In 1848, Karl Marx and Friedrich Engels penned their Communist Manifesto — "a specter is haunting Europe, the specter of communism" — in a cabaret overlooking Brussels' spectacular Grand-Place.
Communism has come and gone and the cabaret is a now restaurant, still called The Swan. If Marx and Engels would see any specter there today, it would surely be the urban tackiness that over the years has encircled Brussels' central square.
The exquisitely preserved Grand-Place itself is a world heritage site that dazzles visitors year-round. But in the maze of narrow streets and alleys around it, the beauty of a Magritte sky framing centuries-old Flemish gables surrenders quickly to an ugliness stemming from years of planning neglect.
Walk into the Marche aux Fromages and you will find yourself in a garish "Kebab Alley" where cheeck-by-jowl Greek restaurants serve pita sandwiches under harsh neon light. Where the Mozart Hotel, inscrutably, blends Old Vienna with an over-the-top North African decor. Where plastic palms mark the Pizzeria Veneziana.
On the Rue de la Colline, chocolate shops vend brands unknown to most Belgians.
The Rue des Eperonniers boasts a graffiti-marred night shop, a tattoo parlor and the "Belgian Frit'N Toast" restaurant — a grease emporium whose yellow facade is not cheered up any by a huge, smiling bag of French fries.
"What we are seeing today is a visible decline in the quality of the historic area around the Grand-Place itself," says Christian Ceux, the Brussels city councilor for urban planning.
In a recent interview he said that the city plans to soon impose stricter design regulations on commercial activities in an area of about 1.5 square miles around the Grand-Place. A 14-page bylaw to that effect will be enacted by the end of 2008.
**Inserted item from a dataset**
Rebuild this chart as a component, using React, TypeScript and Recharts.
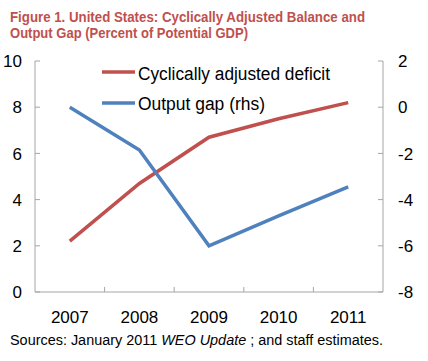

Advertising signs and outdoor menus will be limited in numbers and sizes. Only red and green awnings and parasols — the Brussels colors — will be allowed.
Neon signs will be banned. So will polyester window frames, mirrored glass, fancy light curtains, outside air conditioning units, fantasy flags, banners, garlands and flashing lights and texts.
The plans include steps to encourage people to live again in the city's historic heart. "Bricked-up stairwells must be reopened so that upper floors can become apartments again," says Ceux.
The aim is to restore dignity to centuries-old buildings that today are festooned with garish boardings, filthy awnings and brick facades ripped open to make room for ever more tables and chairs.
"The new rules will take effect gradually when existing permits expire or stores and restaurants apply for rebuilding or publicity permits," said Ceux.
"Most importantly, from now on these rules will be legally enforced."
To date, the city has had voluntary rules. That worked well on the Grand-Place itself but not the streets around it.
Nowhere is the decline of historic Brussels more spectacular than in the Petite Rue des Bouchers.
The narrow street links the Grand-Place to the Ilot Sacre, a warren of half a dozen streets brimming with restaurants, many of which serve nothing more challenging than paella, pizza, lasagne or spaghetti.
So dubious is the reputation of the Petite Rue des Bouchers — where labor law inspectors are regulars, outdoor shills hassle passers-by or lure them inside with chocolates — that the city refuses to advertise it in its tourist brochures.
Visitors who do their homework before going into the area will find only a handful of restaurants rise above the generally dismal quality of eateries. They include Vincent, L'Ogenblick, Aux Armes de Bruxelles and Scheltema.
"What I want to see happening," says Ceux, the city councillor for urban planning, "is that in 5 to 10 years visitors will find the streets in the heart of Brussels as clean and pleasing to the eye as the Grand-Place is today."